The Writers’ Federation of Nova Scotia (WFNS) uses the following terms to describe writers’ experience levels:

  • New writers: those with less than two years’ creative writing experience and/or no short-form publications (e.g., short stories, personal essays, or poems in literary magazines, journals, anthologies, or chapbooks).
  • Emerging writers: those with more than two years’ creative writing experience and/or numerous short-form publications.
  • Early-career authors: those with 1 or 2 book-length publications or the equivalent in book-length and short-form publications.
  • Established authors: those with 3 or 4 book-length publications.
  • Professional authors: those with 5 or more book-length publications.

Please keep in mind that each form of creative writing (fiction, nonfiction, poetry, writing for children, writing for young adults, and others) provides you with a unique set of experiences and skills, so you might consider yourself an ‘established author’ in one form but a ‘new writer’ in another.

Occasionally, WFNS uses the phrase “emerging and established writers/authors” to mean ‘writers and authors of all experience levels.’

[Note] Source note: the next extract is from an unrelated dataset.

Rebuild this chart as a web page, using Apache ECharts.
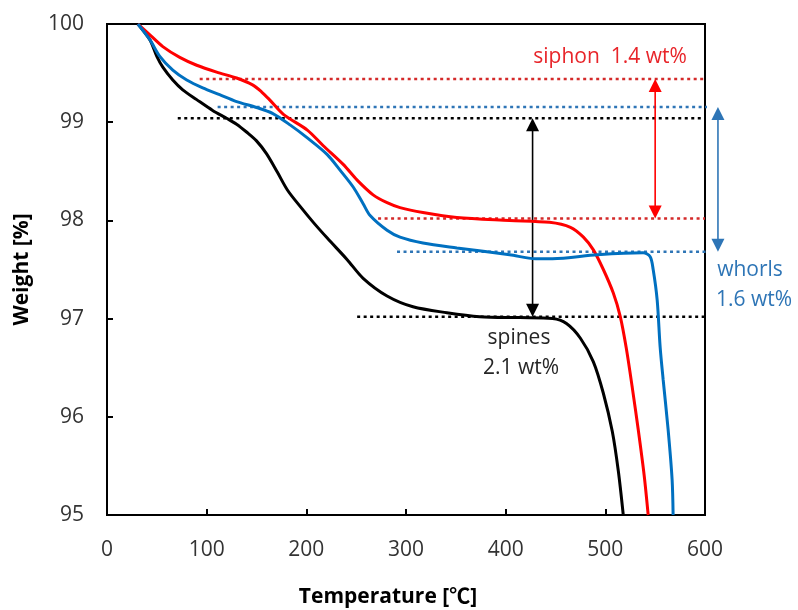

The “Recommended experience level” section of each workshop description refers to the above definitions. A workshop’s participants should usually have similar levels of creative writing and / or publication experience. This ensures that each participant gets value from the workshop⁠ and is presented with info, strategies, and skills that suit their experience. 

For “intensive” and “masterclass” workshops, which provide more opportunities for peer-to-peer feedback, the recommended experience level should be followed closely.

For all other workshops, the recommended experience level is just that—a recommendation—and we encourage potential participants to follow their own judgment when registering.